PROBLEM TO SOLVE> Begin with the first line below and retype each line exactly through the line containing "colors = ['#0000ff', '#008000', '#ff0000', '#00bfbf']". Any pictures are to be left out.

GIVEN DATA>
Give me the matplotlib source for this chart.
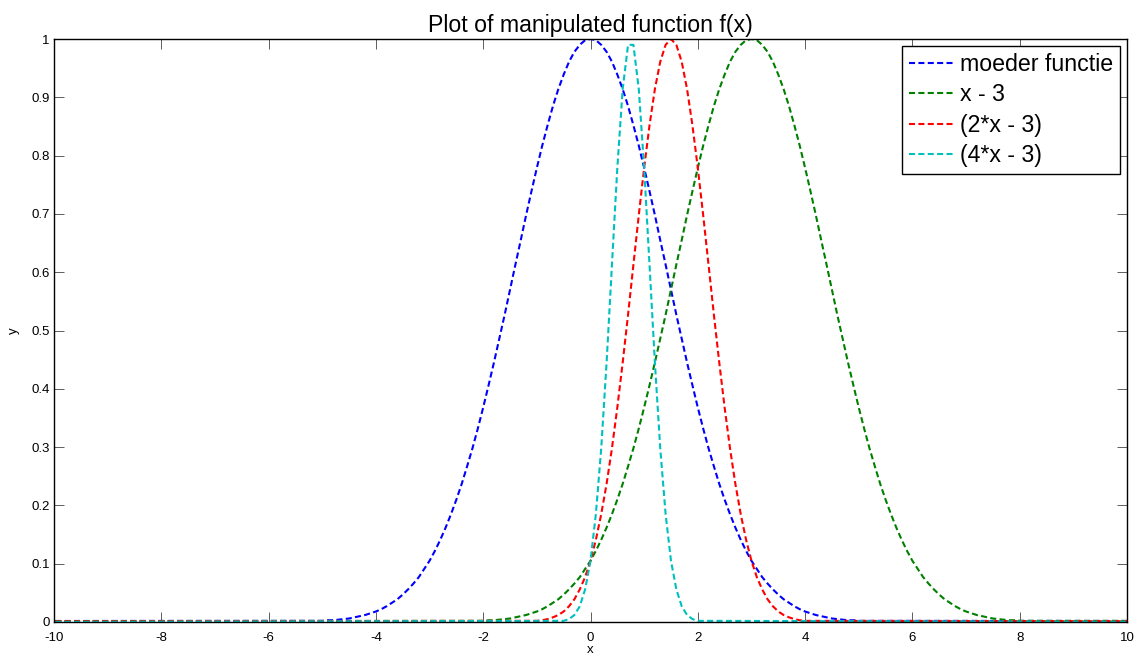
import numpy as np
import matplotlib
matplotlib.use("Agg")
import matplotlib.pyplot as plt

plt.rcParams['font.family'] = ['Liberation Sans', 'DejaVu Sans']
plt.rcParams['axes.unicode_minus'] = False

u_grid = np.round(np.arange(-50, 51) / 10.0, 1)
mother_vals = [
    0.002, 0.003, 0.003, 0.004, 0.005, 0.006, 0.008, 0.010, 0.012, 0.015,
    0.018, 0.022, 0.027, 0.033, 0.039, 0.047, 0.056, 0.066, 0.077, 0.091,
    0.105, 0.122, 0.141, 0.162, 0.185, 0.210, 0.237, 0.267, 0.298, 0.332,
    0.368, 0.406, 0.445, 0.486, 0.527, 0.570, 0.613, 0.655, 0.698, 0.739,
    0.779, 0.817, 0.852, 0.885, 0.914, 0.939, 0.961, 0.978, 0.990, 0.998,
    1.000,
    0.998, 0.990, 0.978, 0.961, 0.939, 0.914, 0.885, 0.852, 0.817, 0.779,
    0.739, 0.698, 0.655, 0.613, 0.570, 0.527, 0.486, 0.445, 0.406, 0.368,
    0.332, 0.298, 0.267, 0.237, 0.210, 0.185, 0.162, 0.141, 0.122, 0.105,
    0.091, 0.077, 0.066, 0.056, 0.047, 0.039, 0.033, 0.027, 0.022, 0.018,
    0.015, 0.012, 0.010, 0.008, 0.006, 0.005, 0.004, 0.003, 0.003, 0.002,
]
# far tails (essentially zero)
tail_u = [-45.0, 45.0]
tail_vals = [0.0, 0.0]

# Series: label, argument scale a and shift b in f(a*x - b)
labels = ['moeder functie', 'x - 3', '(2*x - 3)', '(4*x - 3)']
scale_a = [1, 1, 2, 4]
shift_b = [0, 3, 3, 3]
colors = ['#0000ff', '#008000', '#ff0000', '#00bfbf']

u_all = np.concatenate([[tail_u[0]], u_grid, [tail_u[1]]])
f_all = np.concatenate([[tail_vals[0]], np.array(mother_vals, dtype=float), [tail_vals[1]]])

fig = plt.figure(figsize=(11.45, 6.57), dpi=100)
ax = fig.add_axes([54 / 1145, 1 - 622 / 657, (1127 - 54) / 1145, (622 - 39) / 657])

for lab, a, b, c in zip(labels, scale_a, shift_b, colors):
    x = (u_all + b) / a
    keep = np.isclose(x * 10, np.round(x * 10), atol=1e-6)
    ax.plot(x[keep], f_all[keep], color=c, lw=1.5,
            linestyle=(0, (2.9, 1.6)), label=lab)

ax.set_xlim(-10, 10)
ax.set_ylim(0, 1)
ax.set_xticks(np.arange(-10, 11, 2))
ax.set_yticks(np.arange(0, 11) / 10)
ax.set_yticklabels(['0', '0.1', '0.2', '0.3', '0.4', '0.5', '0.6', '0.7', '0.8', '0.9', '1'])
ax.tick_params(direction='in', length=7.5, width=0.6, color='#444444',
               top=True, right=True, labelsize=9.5)
ax.tick_params(axis='x', pad=7)
ax.tick_params(axis='y', pad=3)
for s in ax.spines.values():
    s.set_linewidth(1.0)
    s.set_color('black')

ax.set_title('Plot of manipulated function f(x)', fontsize=16.7, pad=5)
ax.set_xlabel('x', fontsize=9.5, labelpad=0)
ax.set_ylabel('y', fontsize=9.5, labelpad=8)

leg = ax.legend(loc='upper right', fontsize=16.7, fancybox=False, framealpha=1,
                edgecolor='black', borderaxespad=0.3, handlelength=1.9,
                handletextpad=0.3, labelspacing=0.32, borderpad=0.3)
leg.get_frame().set_linewidth(1.0)

fig.savefig('out.png', dpi=100)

FULL RESPONSE>
Give me the matplotlib source for this chart.
import numpy as np
import matplotlib
matplotlib.use("Agg")
import matplotlib.pyplot as plt

plt.rcParams['font.family'] = ['Liberation Sans', 'DejaVu Sans']
plt.rcParams['axes.unicode_minus'] = False

u_grid = np.round(np.arange(-50, 51) / 10.0, 1)
mother_vals = [
    0.002, 0.003, 0.003, 0.004, 0.005, 0.006, 0.008, 0.010, 0.012, 0.015,
    0.018, 0.022, 0.027, 0.033, 0.039, 0.047, 0.056, 0.066, 0.077, 0.091,
    0.105, 0.122, 0.141, 0.162, 0.185, 0.210, 0.237, 0.267, 0.298, 0.332,
    0.368, 0.406, 0.445, 0.486, 0.527, 0.570, 0.613, 0.655, 0.698, 0.739,
    0.779, 0.817, 0.852, 0.885, 0.914, 0.939, 0.961, 0.978, 0.990, 0.998,
    1.000,
    0.998, 0.990, 0.978, 0.961, 0.939, 0.914, 0.885, 0.852, 0.817, 0.779,
    0.739, 0.698, 0.655, 0.613, 0.570, 0.527, 0.486, 0.445, 0.406, 0.368,
    0.332, 0.298, 0.267, 0.237, 0.210, 0.185, 0.162, 0.141, 0.122, 0.105,
    0.091, 0.077, 0.066, 0.056, 0.047, 0.039, 0.033, 0.027, 0.022, 0.018,
    0.015, 0.012, 0.010, 0.008, 0.006, 0.005, 0.004, 0.003, 0.003, 0.002,
]
# far tails (essentially zero)
tail_u = [-45.0, 45.0]
tail_vals = [0.0, 0.0]

# Series: label, argument scale a and shift b in f(a*x - b)
labels = ['moeder functie', 'x - 3', '(2*x - 3)', '(4*x - 3)']
scale_a = [1, 1, 2, 4]
shift_b = [0, 3, 3, 3]
colors = ['#0000ff', '#008000', '#ff0000', '#00bfbf']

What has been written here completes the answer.